Tripping Over Trivia


Damon Runyon



I am trying to cultivate the habit of not being particular about little things. I suppose that after years of being very particular, indeed, I will find it difficult to shake off some of my old exactions, but I must keep struggling. I have come to the conclusion that I have been wasting an enormous amount of time in being particular.

Take the small matter of boiled eggs. I used to be mighty particular about how long my boiled eggs should be boiled. I made a strong point of specifying that they should be boiled three minutes and a half. I had the idea that I could not even look at eggs boiled less than that time or two seconds beyond. The cooks could not fool me, either, though sometimes I suspected they exerted the most diabolical ingenuity in the effort. I could tell to a clock-tick how long they had boiled eggs the instant they were set before me.

One day I sat down and seriously contemplated the economic phases of the boiled egg situation as applied to me. I considered, through careful calculation, the hours I must have wasted in arguing with waiters that those eggs had not been boiled three and a half minutes, but only two and a half, or maybe four, and in sending them back to the kitchen and then waiting for another boiling.

When my figures showed that on being particular about my boiled eggs alone I had wasted fifteen years, I was appalled. It was then I made up my mind to cease being particular. I immediately made some progress on the boiled eggs. I began calling for them scrambled.

As a cash customer of the New York drama, I estimate that I have thrown away at least six years in being particular about the location of my seat in the theatre, and there will be no more of that waste. I can see now that it made no difference to me, physically or intellectually, where I sat, and that many a time I would have been much better off had I been unable to get inside the theatre at all.

I have also always been particular about the location of my seat in a movie house and have stood up through half a picture to grab a chair in the region of my fancy. From now on I am going to take the first seat I find, and if it happens to be off at one of those angles characteristic of our movie houses from which I can catch only a cockeyed slant at the screen, I will console myself with the thought that I am saving time I would have wasted waiting for a better spot, and that maybe it is a bad picture, anyway.

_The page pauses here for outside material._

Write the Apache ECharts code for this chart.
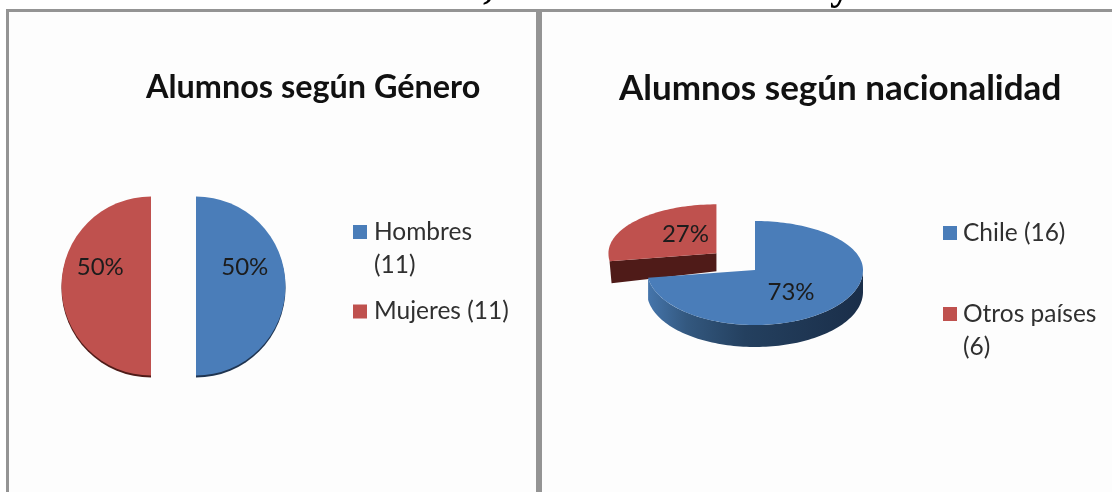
<!DOCTYPE html>
<html><head><meta charset="utf-8">
<style>html,body{margin:0;padding:0;background:#fff}#c{width:1112px;height:492px;filter:blur(0.5px)}</style>
<script src="https://cdn.jsdelivr.net/npm/echarts@6/dist/echarts.min.js"></script>
</head><body><div id="c"></div>
<script>
const generoNames = ['Hombres (11)', 'Mujeres (11)'];
const generoValues = [11, 11];
const nacionNames = ['Chile (16)', 'Otros países (6)'];
const nacionValues = [16, 6];
const titles = ['Alumnos según Género', 'Alumnos según nacionalidad'];
const BLUE = '#4a7db9', RED = '#bf514e';
const FONT = 'Lato, "Open Sans", sans-serif';
const chart = echarts.init(document.getElementById('c'));
const total = nacionValues.reduce((a, b) => a + b, 0);

// tilted pie: angle is measured clockwise from 12 o'clock
const G = {cx: 755, cy: 270, rx: 108, ryTop: 49, ryBot: 55, depth: 22, explode: 51, explodeY: 0.5};
function pt(a, ox, oy, r) {
  const s = Math.sin(a), c = -Math.cos(a);
  return [G.cx + ox + G.rx * r * s, G.cy + oy + (c > 0 ? G.ryBot : G.ryTop) * r * c];
}
function arc(a0, a1, ox, oy, dy) {
  const n = Math.max(2, Math.ceil((a1 - a0) / 0.03)), p = [];
  for (let i = 0; i <= n; i++) {
    const q = pt(a0 + (a1 - a0) * i / n, ox, oy, 1);
    p.push([q[0], q[1] + dy]);
  }
  return p;
}
function render3d(params, api) {
  const v = api.value(0), start = api.value(1), tot = api.value(2), exploded = api.value(3);
  const a0 = start / tot * 2 * Math.PI, a1 = (start + v) / tot * 2 * Math.PI;
  const color = api.visual('color'), mid = (a0 + a1) / 2;
  const ox = exploded ? G.explode * Math.sin(mid) : 0;
  const oy = exploded ? -G.explode * Math.cos(mid) * G.explodeY : 0;
  const ch = [];
  const apex = [G.cx + ox, G.cy + oy];
  if (exploded) {
    // cut face of the exploded slice
    const o = pt(a0, ox, oy, 1);
    ch.push({type: 'polygon', shape: {points: [apex, o, [o[0] + 2, o[1] + G.depth], [apex[0], apex[1] + G.depth - 4]]}, style: {fill: '#4f1b18'}});
  } else {
    // outer wall (front half only)
    const w0 = Math.max(a0, Math.PI / 2), w1 = Math.min(a1, Math.PI * 1.5);
    const top = arc(w0, w1, ox, oy, 0), bot = arc(w0, w1, ox, oy, G.depth).reverse();
    ch.push({type: 'polygon', shape: {points: top.concat(bot)}, style: {fill: {
      type: 'linear', x: 1, y: 0, x2: 0, y2: 0,
      colorStops: [{offset: 0, color: '#1a2e49'}, {offset: 0.55, color: '#24405f'}, {offset: 0.82, color: '#33587f'}, {offset: 1, color: '#4575ab'}]
    }}});
  }
  ch.push({type: 'polygon', shape: {points: [apex].concat(arc(a0, a1, ox, oy, 0))}, style: {fill: color}});
  const lp = exploded ? [apex[0] - 31, apex[1] - 19] : [apex[0] + 36, apex[1] + 22];
  ch.push({type: 'text', style: {text: Math.round(v / tot * 100) + '%', x: lp[0], y: lp[1], align: 'center', verticalAlign: 'middle', font: '24px ' + FONT, fill: '#1c1c1c'}});
  return {type: 'group', children: ch};
}

function frame(x, y, w, h, lw) {
  return {type: 'rect', silent: true, z: 0, shape: {x, y, width: w, height: h}, style: {fill: '#fdfdfd', stroke: '#949494', lineWidth: lw}};
}
function clippedGlyph(text, x, bottom) {
  return {type: 'text', silent: true, z: 1, style: {text, x, y: bottom, verticalAlign: 'bottom', font: 'bold 42px "Liberation Serif", serif', fill: '#000'}};
}
const legendBase = {orient: 'vertical', selectedMode: false, itemWidth: 14, itemHeight: 14, itemGap: 0, icon: 'rect', padding: 0};
function legendItem(name, left, top, wrapped, textShift) {
  return Object.assign({}, legendBase, {
    left, top, data: [name],
    // a blank first line keeps the square level with the first line of a wrapped name
    formatter: n => wrapped ? ' \n' + n.replace(' (', '\n(') : n,
    textStyle: {fontFamily: FONT, fontSize: 24.5, color: '#303030', lineHeight: 33, padding: [0, 0, 0, textShift]}
  });
}
const slices3d = nacionNames.map((name, i) => ({
  name, type: 'custom', coordinateSystem: 'none', z: 3 - i, silent: true,
  itemStyle: {color: [BLUE, RED][i]}, color: [BLUE, RED][i],
  renderItem: render3d, animation: false,
  data: [[nacionValues[i], nacionValues.slice(0, i).reduce((a, b) => a + b, 0), total, i === 1 ? 1 : 0]]
}));
const pieBase = {type: 'pie', center: [173.5, 286], radius: [0, 89.5], selectedMode: 'multiple', selectedOffset: 22.5, startAngle: 90, clockwise: true, silent: true, animation: false, emphasis: {disabled: true}, labelLine: {show: false}};
chart.setOption({
  backgroundColor: '#ffffff', animation: false,
  title: [
    {text: titles[0], left: 146, top: 72, padding: 0, textStyle: {fontFamily: FONT, fontWeight: 'bold', fontSize: 32.4, color: '#111'}},
    {text: titles[1], left: 619, top: 71, padding: 0, textStyle: {fontFamily: FONT, fontWeight: 'bold', fontSize: 35, color: '#111'}}
  ],
  legend: [
    legendItem(generoNames[0], 353, 182.5, true, 2),
    legendItem(generoNames[1], 353, 295, false, 2),
    legendItem(nacionNames[0], 943, 216.5, false, 1),
    legendItem(nacionNames[1], 943, 264.5, true, 1)
  ],
  graphic: [frame(7.5, 10.5, 530, 500, 3), frame(540.5, 10.5, 600, 500, 3), clippedGlyph(',', 483, 8), clippedGlyph('y', 830, 9)],
  series: [
    Object.assign({}, pieBase, {z: 3, name: 'genero',
      label: {show: true, position: 'inside', formatter: '{d}%', fontFamily: FONT, fontSize: 24, color: '#1c1c1c'},
      labelLayout: p => ({dx: p.dataIndex === 0 ? 1 : -3, dy: -19}),
      data: generoNames.map((name, i) => ({name, value: generoValues[i], selected: true, itemStyle: {color: [BLUE, RED][i]}}))}),
    Object.assign({}, pieBase, {z: 2, name: 'generoSombra', center: [173.5, 288], label: {show: false},
      data: generoNames.map((name, i) => ({name, value: generoValues[i], selected: true, itemStyle: {color: ['#1f3450', '#4f1b18'][i]}}))})
  ].concat(slices3d)
});
</script></body></html>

Nor am I going to waste any more of my precious moments trying to coax head waiters into planting me at a more advantageous table in a restaurant or night club. From now on I will take the one they offer me, behind the pillar, from which I am unable to view anything but the broad backs of the servitors hovering over the favored guests at the choicer tables, because my figures show that I have thrown away nine years and two months just standing on one leg like a crane at restaurant and night club doors waiting for someone in authority to notice me.

If my will power holds out, no longer will I be particular about the berth that the fellow at the railroad ticket window wants to sell me. I will ask for a lower, of course, but if he says there are only uppers left, I will take it and thus conserve the time I formerly threw to the winds in trying to find someone with a drag with the railroad, or waiting on another train. Upper or lower, I never sleep much on a train anyway, so what difference does it make.

It is the same way about a room in a hotel. I am going to save the time I used to waste waiting at the hotel desk while the clerk examined his records with pursed lips and an air of doubt, to see if he could find a room to my most particular fancy, and take whatever he can offer. There will be a snoring guy in the next room or a noisy party down the hall just the same and I will be ahead about an hour.

I am going to try to make up on some of the time I have wasted in hat stores trying on hats. Hereafter, I will just step in, call for my size, clap the first hat presented on my sconce and hurry out, thus saving half a day that I used to toss off peering into mirrors and pulling the hat brim this way and that and chatting with the clerk about the matter. I now fully realize that all hats look the same on my bean, and that there is no sense in my being particular about them.

From here on in, I will endeavor to eliminate the utter waste of time in being particular about where and how I hang my clothes on removal and place my shoes and neckties and stuff like that. I am just going to quickly shed them anywhere, though at this point I am confronted by an economic problem on which some of my readers may enlighten me.

Will the time I save in not being particular in this shedding stand off the time I will probably waste in household argument about me not being particular?